F. Rosenthal, Knowledge Triumphant, E. J. Brill, Leiden 1970.

In each civilisation there are leading ideas that define its character. They constitute a sort of shared code for all the members of its educated classes, eliciting the unconditional veneration of the common people. "Ilm (knowledge) is one of those concepts that have dominated Islam and given Muslim civilization its distinctive shape and complexion. There is no branch of Muslim intellectual life, of Muslim religious and political life, and of the daily life of the average Muslim that remained untouched by the all-pervasive attitude toward 'knowledge' as something of supreme value for Muslim being". (p. 2).

 

This, in short, is Franz Rosenthal's thesis, a hypothesis the German-born US orientalist developed into a classic tome devoted to the study of Islamic civilisation and which, despite its year of publication, still remains relevant today.

 

The idea of studying the conceptual bases of a civilisation is certainly original, but it is also risky because of the sheer size of the topic, the always recurrent temptation of defining it once and for all and the difficulty of transposing the results from the reading of texts into a conceptual framework that is alien to them.

 

Despite these dangers, of which the author is well aware, Rosenthal stresses ad abundatiam the importance of "knowledge" as a concept in every field of Muslim civilisation, from the Qur'an to religious studies, from Sufism to philosophy, not to mention adab encyclopaedias and pedagogical literature.

 

Although the panoply of sources cited (some hand-written) can create an impression that Rosenthal is a know-it-all for, that is not the case (in dialectical theology for instance) for he does slide into oversimplifications here and there.

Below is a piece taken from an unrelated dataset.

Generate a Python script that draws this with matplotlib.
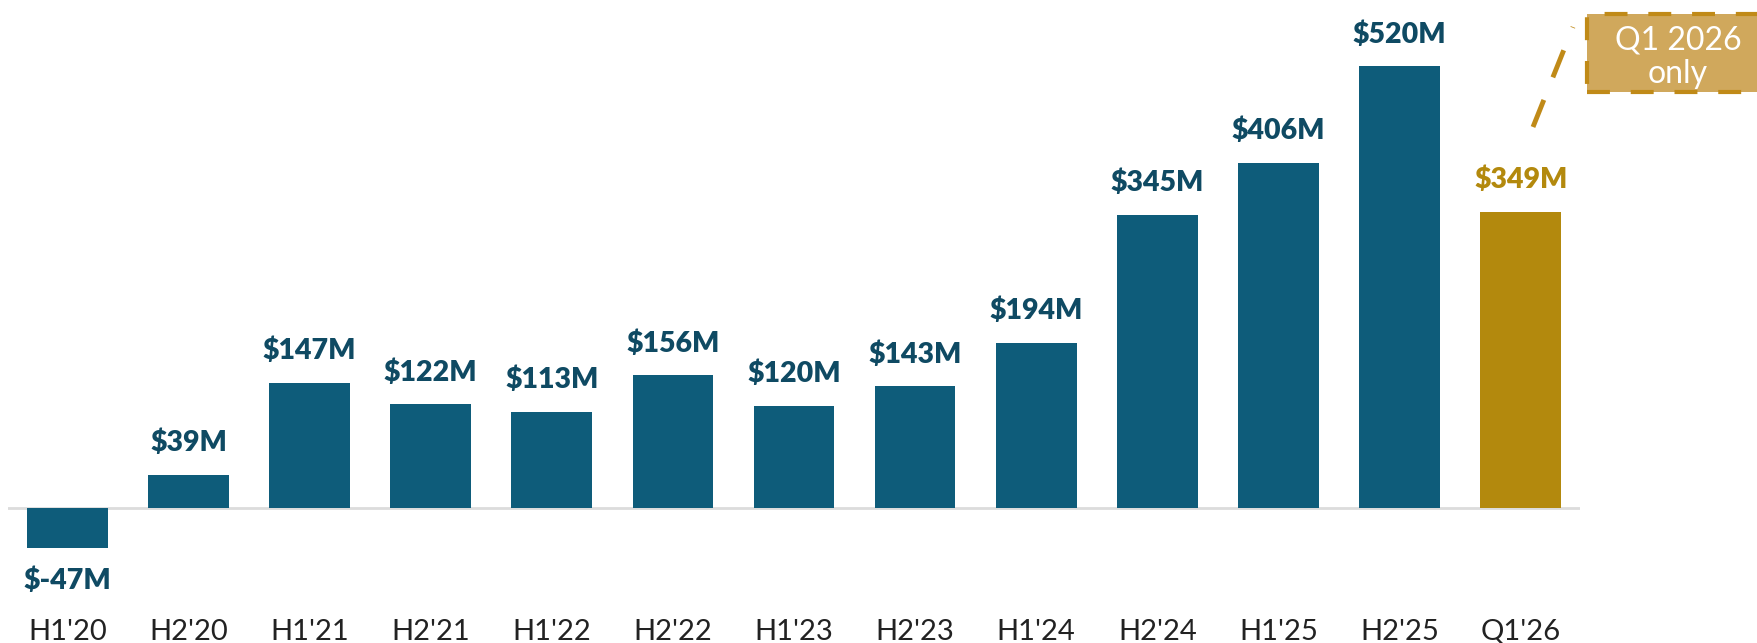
import matplotlib.pyplot as plt
from matplotlib.patches import Rectangle
from matplotlib.lines import Line2D

# Values ($M)
periods = ["H1'20", "H2'20", "H1'21", "H2'21", "H1'22", "H2'22", "H1'23",
           "H2'23", "H1'24", "H2'24", "H1'25", "H2'25", "Q1'26"]
values = [-47, 39, 147, 122, 113, 156, 120, 143, 194, 345, 406, 520, 349]

teal = '#0e5c7a'
teal_text = '#0f4a63'
gold = '#b3890d'

colors = [teal] * (len(values) - 1) + [gold]
label_colors = [teal_text] * (len(values) - 1) + [gold]

W, H = 1757, 643
fig = plt.figure(figsize=(W / 100, H / 100), dpi=100)
ax = fig.add_axes([8 / W, 41.6 / H, 1572 / W, 601.4 / H])

x = range(len(values))
bars = ax.bar(x, values, width=0.667, color=colors, zorder=2)
ax.axhline(0, color='#dcdcdc', lw=2, zorder=1)

ax.set_xlim(-0.49, len(values) - 0.51)
ax.set_ylim(-110, 598)

for bar, v, c in zip(bars, values, label_colors):
    xc = bar.get_x() + bar.get_width() / 2
    if v >= 0:
        ax.annotate(f'${v}M', xy=(xc, v), xytext=(0, 13.5), textcoords='offset points',
                    ha='center', va='bottom', fontsize=20.5, fontweight='heavy',
                    family='Lato', color=c)
    else:
        ax.annotate(f'${v}M', xy=(xc, v), xytext=(0, -14), textcoords='offset points',
                    ha='center', va='top', fontsize=20.5, fontweight='heavy',
                    family='Lato', color=c)

ax.set_xticks(list(x))
ax.set_xticklabels(periods, fontsize=21, family='Lato', color='#222222')
ax.tick_params(axis='x', length=0, pad=12.5)
ax.set_yticks([])
for s in ax.spines.values():
    s.set_visible(False)

# "Q1 2026 only" callout
box = Rectangle((1587 / W, (H - 92) / H), 200 / W, 78 / H, transform=fig.transFigure,
                facecolor='#d0a85c', edgecolor='#c08a18', lw=3,
                linestyle=(0, (5.5, 5)), clip_on=False)
fig.patches.append(box)
fig.text(1678 / W, (H - 57) / H, 'Q1 2026\nonly', ha='center', va='center',
         fontsize=23, family='Lato', color='white', linespacing=1.15)
fig.lines.append(Line2D([1533 / W, 1573 / W], [(H - 127) / H, (H - 27) / H],
                        transform=fig.transFigure, color='#c08a18', lw=3.5,
                        linestyle=(0, (6, 5))))

fig.savefig('out.png', dpi=100)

And yet in his defence he would probably say that had he not resigned himself to sliding a bit from the start he would not have come up with any overall picture. Indeed notwithstanding any one point, his original intuition remains valid, namely that classical Muslim civilisation was moved by an unconditional assertion of the superiority of knowledge over all other human activity.

 

But what is the relationship between Knowledge with the capital letter and any particular forms of knowledge? For Rosenthal practitioners, whatever their field, show a tendency to see "Knowledge" as an absolute, the more so in the field of religious studies.

 

When he studies doubt he shows the other side of the coin in this unending search for truth, namely that "Knowledge not affected by doubt was passionately believed to be within the easy reach of every believer. What this meant for the history of knowledge in Muslim society need not be spelled out for the modern Western observer" (p. 308).

 

In his conclusions Rosenthal asked what it meant for a civilisation, and human history as a whole, to have knowledge as its main concern. In the end he did not find the answer but we owe it to him to have raised the question, identified some paths for further research and provided the first elements of a possible answer.